Assassin again denied refugee status
Cape Town - Serbian assassin Dobrosav Gavric, sentenced for a triple murder he committed in Serbia, has been denied refugee status in South Africa for a second time.
Gavric’s first application was refused in February. On November 19 a review committee upheld the original decision and found Gavric, 38, an alleged hitman for a Serbian mafia group, was not a “suitable candidate” for refugee status, the Cape Town Magistrate’s Court heard on Thursday. Although Gavric’s hair and beard have grown a lot longer, he walked up from the holding cells in his trademark gear – spectacles, a checked shirt, dark blue jeans and the black cane he uses to help him walk. He limps as a result of a spinal injury he suffered in 2000, when a bodyguard of one of the three men he killed fired back at him.
Gavric, who has been in jail since December, stared straight ahead throughout the proceedings.
Dave Damerell, the State advocate trying to extradite Gavric to Serbia, told the court that since Gavric’s refugee application had again been refused, his criminal case, in which he is charged with falsifying his identity documents to enter South Africa illegally in 2007, as well as his extradition hearing, should go ahead immediately. But Juan Smuts, Gavric’s attorney, asked for a postponement so he could appeal against the latest refusal.
The case was postponed to January 15 for the defence to give the court an update on its appeal efforts.
Gavric also appeared in the Khayelitsha Magistrate’s Court yesterday for allegedly being in possession of several grams of cocaine, found in a bag in his BMW X5. The cocaine case was postponed to April.

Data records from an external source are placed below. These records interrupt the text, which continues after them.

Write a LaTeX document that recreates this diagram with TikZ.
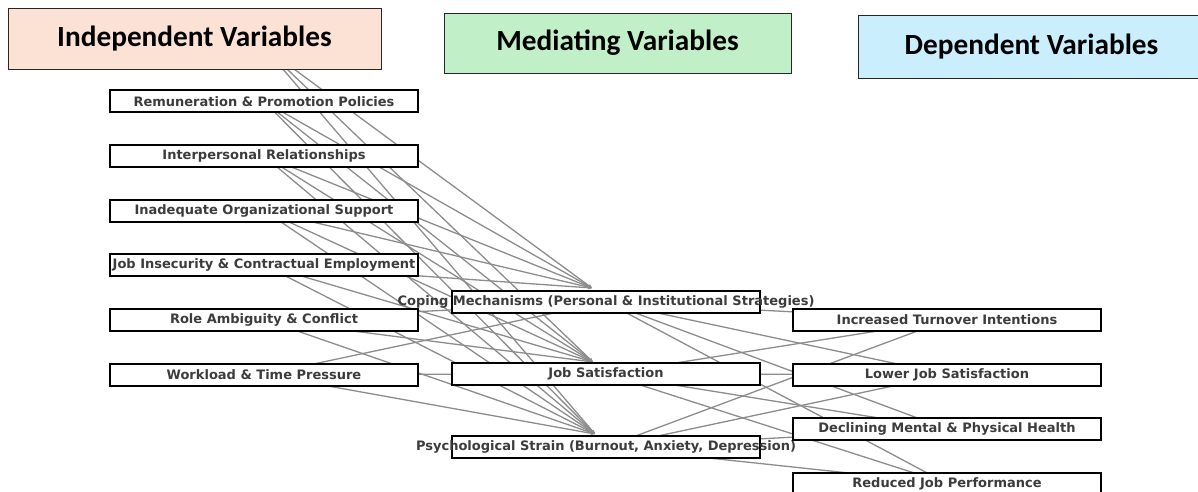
\documentclass[tikz,border=0pt]{standalone}
\usepackage{fontspec}
\setmainfont{DejaVu Sans}
\newfontfamily\hdrfont{Carlito}
\usetikzlibrary{arrows.meta,backgrounds}
\definecolor{indep}{HTML}{FBE2D5}
\definecolor{medi}{HTML}{C1F0C8}
\definecolor{depen}{HTML}{CAEEFB}
\definecolor{txt}{HTML}{3C3C3C}
\definecolor{edgegray}{HTML}{8C8C8C}
\begin{document}
\begin{tikzpicture}[x=1pt,y=-1pt,
  hdrbox/.style={draw=black!85, line width=0.8pt, inner sep=0pt, font=\hdrfont\bfseries\fontsize{29.3}{32}\selectfont, text=black},
  vbox/.style={draw=black, line width=2pt, fill=white, minimum width=308pt, minimum height=22pt, inner sep=0pt, font=\bfseries\fontsize{13}{15}\selectfont, text=txt},
  edge/.style={draw=edgegray, line width=1.3pt},
  inedge/.style={edge, -{Stealth[length=4pt,width=3.5pt]}}]
\useasboundingbox (0,0) rectangle (1198,492);
\clip (0,0) rectangle (1198,492);
% independent variables
\coordinate (i0) at (264,47);
\node[vbox] (i1) at (264,101.5) {\makebox[0pt]{Remuneration \& Promotion Policies}};
\node[vbox] (i2) at (264,156) {\makebox[0pt]{Interpersonal Relationships}};
\node[vbox] (i3) at (264,210.5) {\makebox[0pt]{Inadequate Organizational Support}};
\node[vbox] (i4) at (264,265) {\makebox[0pt]{Job Insecurity \& Contractual Employment}};
\node[vbox] (i5) at (264,319.5) {\makebox[0pt]{Role Ambiguity \& Conflict}};
\node[vbox] (i6) at (264,374.5) {\makebox[0pt]{Workload \& Time Pressure}};
% mediating variables
\node[vbox] (m1) at (606,302) {\makebox[0pt]{Coping Mechanisms (Personal \& Institutional Strategies)}};
\node[vbox] (m2) at (606,374) {\makebox[0pt]{Job Satisfaction}};
\node[vbox] (m3) at (606,447) {\makebox[0pt]{Psychological Strain (Burnout, Anxiety, Depression)}};
\coordinate (m1in) at (592,288);
\coordinate (m2in) at (593,362);
\coordinate (m3in) at (595,434);
% dependent variables
\node[vbox] (d1) at (947,320) {\makebox[0pt]{Increased Turnover Intentions}};
\node[vbox] (d2) at (947,374.5) {\makebox[0pt]{Lower Job Satisfaction}};
\node[vbox] (d3) at (947,429) {\makebox[0pt]{Declining Mental \& Physical Health}};
\node[vbox] (d4) at (947,483.5) {\makebox[0pt]{Reduced Job Performance}};
% headers
\node[hdrbox, fill=indep, minimum width=373pt, minimum height=61pt] (hi) at (194.5,38.5) {Independent Variables};
\node[hdrbox, fill=medi, minimum width=347pt, minimum height=60pt] (hm) at (617.5,43) {Mediating Variables};
\node[hdrbox, fill=depen, minimum width=347pt, minimum height=63pt] (hd) at (1031.5,46.5) {Dependent Variables};
\begin{pgfonlayer}{background}
  \foreach \s in {i0,i1,i2,i3,i4}{
    \draw[inedge] (\s.center) -- (m1in);
  }
  \draw[edge] (i5.center) -- (m1.center);
  \draw[edge] (i6.center) -- (m1.center);
  \foreach \s in {i0,i1,i2,i3,i4,i5}{
    \draw[inedge] (\s.center) -- (m2in);
  }
  \draw[edge] (i6.center) -- (m2.center);
  \foreach \s in {i0,i1,i2,i3,i4,i5,i6}{
    \draw[inedge] (\s.center) -- (m3in);
  }
  \foreach \m in {m1,m2,m3}{
    \foreach \d in {d1,d2,d3,d4}{
      \draw[edge] (\m.center) -- (\d.center);
    }
  }
\end{pgfonlayer}
\end{tikzpicture}
\end{document}
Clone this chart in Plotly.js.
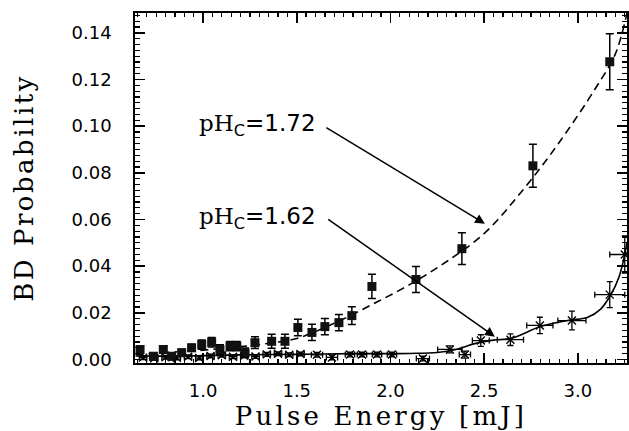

Gavric used his vehicle to drive murdered underworld boss Cyril Beeka to visit the alleged leader of the Sexy Boys, Jerome Booysen, at about 5pm on March 21 last year in Belhar, just before Beeka was killed. Gavric was injured during the attack. Booysen was named in the Cape Town magistrate’s court in January as a suspect in the killing.
On Thursday Smuts also told the court the State was playing a pro-active role in having Gavric deported, even though it knew he was a witness to Beeka’s murder. He suggested Gavric needed to stay in South Africa in case his testimony was needed.
Several months after the Beeka killing it emerged that Gavric, who entered South Africa under the name Sasa Kovacevic, was in fact a fugitive from Serbia, where he was sentenced in 2006 for a triple murder committed in 2000.